To the Volatile Perfectionist
I said something without thinking yesterday. I don't remember what it was. I was sober, and I was happy. I was laughing. That's all I really took from it. It didn't make much sense at the time to me, either. I usually fixate on what I say without thinking, scrutinizing it for any potential misgivings, any error to chastise myself over, and I'm coming up empty-handed. I just kept the feeling, mostly.
Is that good?
I don't say all of this to brag. I know what you do for a living. You're a piece of me, after all... Maybe integration isn't as complete and spontaneous as I wished it was. I know that recovery is anything but spontaneous. I almost regret bringing up my successes, because there are so many struggles and - to be blunt - failures that outweigh them. They outweigh me.
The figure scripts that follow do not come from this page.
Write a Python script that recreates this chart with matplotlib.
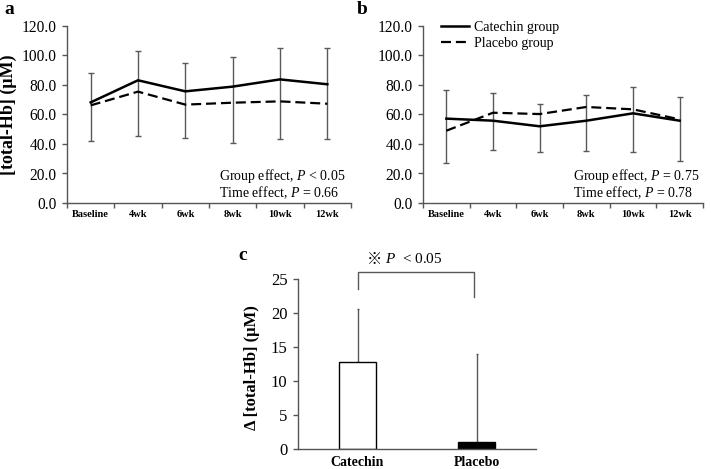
import numpy as np
import matplotlib
matplotlib.use('Agg')
import matplotlib.pyplot as plt
from matplotlib.ticker import FixedLocator, FormatStrFormatter

plt.rcParams['font.family'] = ['Liberation Serif', 'Noto Sans CJK JP', 'DejaVu Sans']
plt.rcParams['mathtext.fontset'] = 'custom'
plt.rcParams['mathtext.rm'] = 'Liberation Serif'
plt.rcParams['mathtext.it'] = 'Liberation Serif:italic'

weeks = ['Baseline', '4wk', '6wk', '8wk', '10wk', '12wk']

# panel a: catechin (upper SD shown) / placebo (lower SD shown)
cat_a = [68.2, 83.2, 75.7, 78.9, 83.8, 80.5]
cat_sd_a = [20.2, 20.1, 19.4, 20.1, 21.3, 24.4]
plc_a = [66.2, 75.5, 66.7, 68.0, 68.9, 67.3]
plc_sd_a = [23.9, 29.9, 22.6, 27.5, 25.7, 23.7]

# panel b
cat_b = [57.2, 55.8, 52.0, 55.8, 60.8, 55.8]
cat_sd_b = [19.6, 19.0, 14.9, 17.2, 17.6, 16.3]
plc_b = [49.0, 61.2, 60.3, 65.1, 63.5, 56.7]
plc_sd_b = [21.7, 25.0, 25.5, 29.6, 29.1, 28.0]

# panel c: change in total-Hb
groups = ['Catechin', 'Placebo']
delta = [12.8, 1.1]
delta_sd = [7.8, 12.8]

AX_COL = '#555555'
ERR_COL = '#595959'

fig = plt.figure(figsize=(7.11, 4.69), dpi=100)


def line_panel(ax, cat, cat_sd, plc, plc_sd, stats):
    x = np.arange(len(weeks))
    cat = np.array(cat); plc = np.array(plc)
    top = cat + np.array(cat_sd)
    bot = plc - np.array(plc_sd)
    ax.vlines(x, bot, top, color=ERR_COL, lw=1.0, zorder=1)
    ax.plot(x, top, ls='none', marker='_', ms=5, mew=1.0, color=ERR_COL)
    ax.plot(x, bot, ls='none', marker='_', ms=5, mew=1.0, color=ERR_COL)
    l1, = ax.plot(x, cat, color='black', lw=1.8, zorder=3, label='Catechin group')
    l2, = ax.plot(x, plc, color='black', lw=1.6, ls=(0, (4.5, 2.2)), zorder=3, label='Placebo group')
    ax.set_xlim(-0.5, 5.5)
    ax.set_ylim(0, 120)
    ax.set_yticks(np.arange(0, 121, 20))
    ax.yaxis.set_major_formatter(FormatStrFormatter('%.1f'))
    ax.set_xticks(x)
    ax.set_xticklabels(weeks, fontsize=7.5, fontweight='bold')
    ax.xaxis.set_minor_locator(FixedLocator(np.arange(-0.5, 6, 1)))
    ax.tick_params(axis='x', which='major', length=0, pad=5)
    ax.tick_params(axis='x', which='minor', length=3.5, width=1, color=AX_COL, direction='out')
    ax.tick_params(axis='y', length=3.5, width=1, color=AX_COL, direction='out', labelsize=11.2, pad=4)
    for s in ['top', 'right']:
        ax.spines[s].set_visible(False)
    for s in ['left', 'bottom']:
        ax.spines[s].set_color(AX_COL)
        ax.spines[s].set_linewidth(1.0)
    ax.text(0.535, 0.154, stats[0], transform=ax.transAxes, fontsize=10, va='center')
    ax.text(0.535, 0.06, stats[1], transform=ax.transAxes, fontsize=10, va='center')
    return l1, l2


ax_a = fig.add_axes([67 / 711, 1 - 203 / 469, 284 / 711, 177 / 469])
line_panel(ax_a, cat_a, cat_sd_a, plc_a, plc_sd_a,
           ['Group effect, $P$ < 0.05', 'Time effect, $P$ = 0.66'])
ax_a.set_ylabel('[total-Hb] (μM)', fontsize=13, fontweight='bold')
ax_a.yaxis.set_label_coords(-0.176, 0.5)

ax_b = fig.add_axes([423 / 711, 1 - 203 / 469, 280 / 711, 177 / 469])
line_panel(ax_b, cat_b, cat_sd_b, plc_b, plc_sd_b,
           ['Group effect, $P$ = 0.75', 'Time effect, $P$ = 0.78'])
ax_b.legend(loc='upper left', bbox_to_anchor=(0.02, 1.10), frameon=False, fontsize=10,
            handlelength=2.0, handletextpad=0.4, labelspacing=0.25)

# panel c
ax_c = fig.add_axes([298 / 711, 20 / 469, 238 / 711, 170 / 469])
xc = np.arange(len(groups))
ax_c.bar(xc, delta, width=0.315, color=['white', 'black'], edgecolor='black', lw=1.0, zorder=2)
ax_c.errorbar(xc, delta, yerr=[[0, 0], delta_sd], fmt='none', ecolor=ERR_COL, elinewidth=1.0,
              capsize=1, zorder=1)
ax_c.set_xlim(-0.5, 1.5)
ax_c.set_ylim(0, 25)
ax_c.set_yticks(np.arange(0, 26, 5))
ax_c.set_xticks(xc)
ax_c.set_xticklabels(groups, fontsize=10, fontweight='bold')
ax_c.tick_params(axis='x', length=0, pad=5)
ax_c.tick_params(axis='y', length=3.5, width=1, color=AX_COL, direction='out', labelsize=12, pad=4)
for s in ['top', 'right']:
    ax_c.spines[s].set_visible(False)
for s in ['left', 'bottom']:
    ax_c.spines[s].set_color(AX_COL)
    ax_c.spines[s].set_linewidth(1.0)
ax_c.set_ylabel('Δ [total-Hb] (μM)', fontsize=12, fontweight='bold')
ax_c.yaxis.set_label_coords(-0.16, 0.48)

# significance bracket
ax_c.plot([0.0, 0.0, 0.98, 0.98], [23.5, 26.1, 26.1, 22.4], color=ERR_COL, lw=1.0, clip_on=False)
ax_c.text(0.205, 27.9, '※', ha='right', va='center', fontsize=11, family=['Noto Sans CJK JP'])
ax_c.text(0.235, 27.9, '$P$  < 0.05', ha='left', va='center', fontsize=11)

# panel letters
fig.text(4 / 711, 1 - 14 / 469, 'a', fontsize=14, fontweight='bold')
fig.text(357 / 711, 1 - 14 / 469, 'b', fontsize=14, fontweight='bold')
fig.text(238 / 711, 1 - 260 / 469, 'c', fontsize=14, fontweight='bold')

fig.savefig('out.png', dpi=100)
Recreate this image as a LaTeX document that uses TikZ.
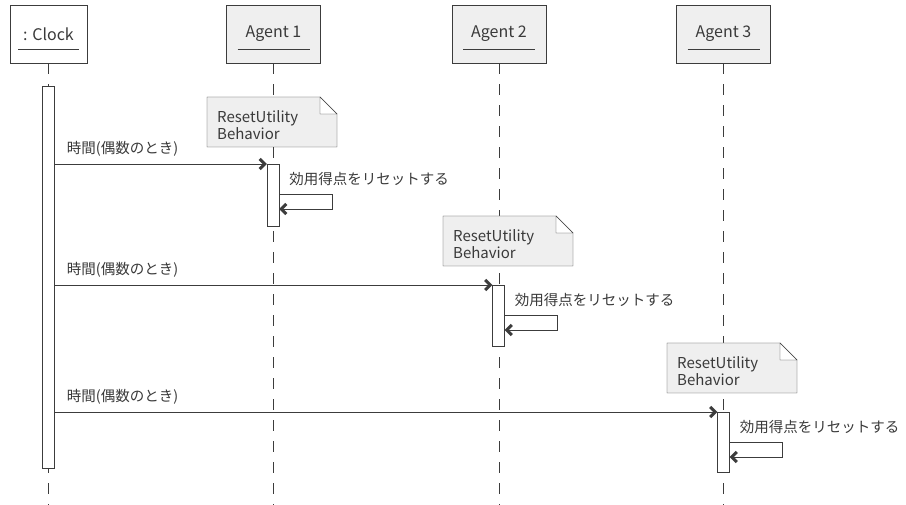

I think I understand. The way that every action feels like it has a time limit. Like writing a note, sending a message, sketching a picture, practicing an instrument, cooking a meal, everything I ever want to do is some ticking bomb with a thousand rules that I don't fully understand. I threw out the manual a long time ago, thinking that maybe ignoring all of this would help somehow. But then I find my hands shaking as I search for the right wire to cut. Blue, black, red, green? Since when were there orange wires? What does that one mean?
"It's all in your head," someone can say, and by the time I've switched tracks enough to respond to them, the bomb explodes in my face. I say the wrong thing and make them upset, or I accidentally close a document without saving, or I burn something on the stove. Unfortunately, ignoring things doesn't seem to make it much better. These bombs are always there.
I don't know what to do about it, nor what to really say. That you were right? That there always is something to worry about, something to hate myself over? Something to fix, something to clean, something to erase? Something new to defuse, in the hopes that avoiding this explosion can somehow change everything?
I don't think it does.
Because every time I cook something that I think is delicious, something that I can be actually proud of, it's gone before long. It's eaten, and then there's the inevitable (and exhausting) question of the next meal up ahead. Every drawing that I think looks better than I thought possible is ultimately insignificant. I've had that feeling many times, and rarely do others seem to think that the results are as impressive as I do. Every interaction I have where I say the right thing to someone will always be outweighed by countless more interactions where I said the wrong thing.
I don't say this to be defeatist. I say this because I think perfection is impossible. There's no way to be a fundamentally "good" person who does "good" things if I'm so afraid of doing anything that I do nothing at all. If the fear is that the bad is always going to outweigh the good, then shriveling and wasting away isn't ever going to fix that.
I have to be afraid. I have always been afraid.
It's okay to be afraid.
It's not the end of the world, I don't think. Maybe one day it will be, but I want to look forward to something. I want to try something new and be happy because I'm not thinking about explosions for once. I want to do something I've done a thousand times before, and be happy because I know that I can do it again.
I know that it isn't easy. I'm sorry that it isn't. But we have to try at some point.